If you just can’t get past it, that’s okay. Tell him you’re aware of his real age, you’re disappointed you’ve now been on two dates and he hasn’t come clean, and you’ve decided you want to find someone who’s more honest.
It’s possible he’ll beg and plead for a second chance, but don’t count on it. If you choose this option, you have to be willing to walk away.
However, if you’re more flexible, here’s another option…
Next time you see him, open up a discussion about this in a light and genuinely curious manner. You could say something like, ‘Okay, I have a confession to make. Because I like you, I couldn’t resist googling you. However, I discovered you’re actually 52 — not 48. Is that correct?’
Assuming he says yes, ask him why he lied — and listen to his answer. If he gets defensive and blames it on you or everyone and everything other than himself, that’s a bad sign. That’s much more of a red flag than the lie itself because he’s not someone who takes responsibility for his actions.
But if he’s more like, ‘Oops, I’m busted’, and shares that he’s a little insecure about the fact that he’s now over 50 (or something to that effect) and seems apologetic, you might want to consider giving him a second chance.
Trust your intuition. If he makes you feel icky, move on. But if you can see where he’s coming from, you really like him and you think he’s worth another chance, keep seeing him. As you get to know him, you’ll discover if this lie was an anomaly or if lying is a part of who he is.
I hope that has given you some clarity.
Warmest,
Elly
My husband: The poster-boy for ethically lying about your age on dating apps
You might be interested to know that my husband, David, lied about his age on his dating profile. BUT… He did it on the most ethical way possible.
Firstly, he really, truly, looks young for his age. He’s 10 years older than me and, if we’d met offline, I would have thought he was about my age.
Secondly, he only scraped three years off his age. He could have scraped five or more years off his age and gotten away with it.
Thirdly, he specifically stated in the body of his dating profile: ‘I look younger than I am, which is a little older than I said.’
And finally, on our first date, literally as we sat down at the table, he brought it up and came clean about his real age. No prompting from me.
My general feeling about him was that he was an open and honest guy — and I was right. In fact, openness and honesty is one of David’s best qualities. Also on our first date, he told me he wasn’t currently working full-time — that he was doing some part-time work between full-time jobs. He didn’t need to be so open and honest so soon about the state of his career, but he chose to be. I really liked that about him. And almost a decade later, he continues to be extremely open and honest with me.
So, I’m glad I didn’t have a hard and fast rule about ditching men who lie about their age on dating apps. I’m glad I trusted my intuition and got to know him a little better before writing him off - even though I, personally, have never lied about my age on a dating app.
Should you forgive men who lie about their age on dating apps?
My advice is to check in with yourself about how the lie makes you feel.

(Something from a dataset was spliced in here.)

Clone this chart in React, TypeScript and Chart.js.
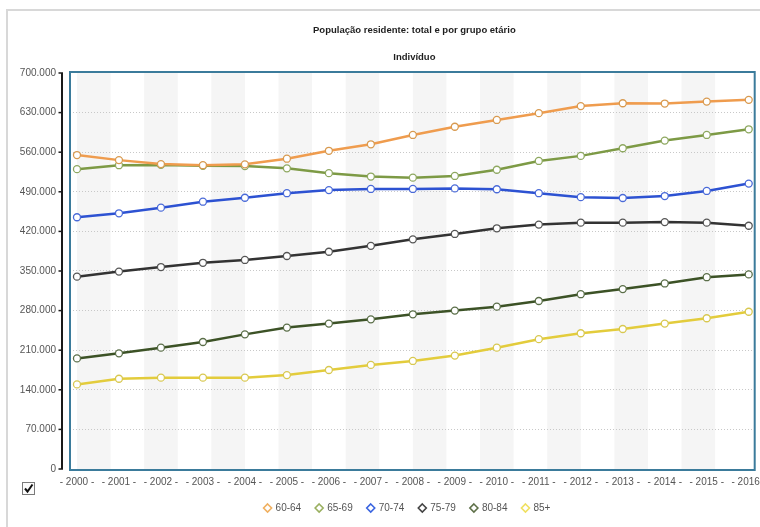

If he lied about his age by too many years or he hasn’t come clean about his real age early enough in the dating process, it might be a sign that he’s comfortable with being deceitful.
But if he knocked a few years off his age to appear in more women’s search results and he comes clean about his real age quickly and easily, it might be worth giving him a second chance.
Should you lie about your age on dating apps?
As a general rule, I’d never advocate for lying about your age.
However, if you must, here are two rules for doing it ethically:
Don’t lie about your age around crucial fertility years. It isn’t fair to market yourself as a 35-year-old woman when you’re actually 40. That could mean the difference between falling pregnant naturally — or not.
Do what my husband did and knock less than five years off your age so you appear in more men’s search results, but come clean about your real age in your dating profile or, at the very least, on the first date. Don’t leave it for weeks on end or until the man finds out your real age himself and confronts you with your lie. He might not be so forgiving.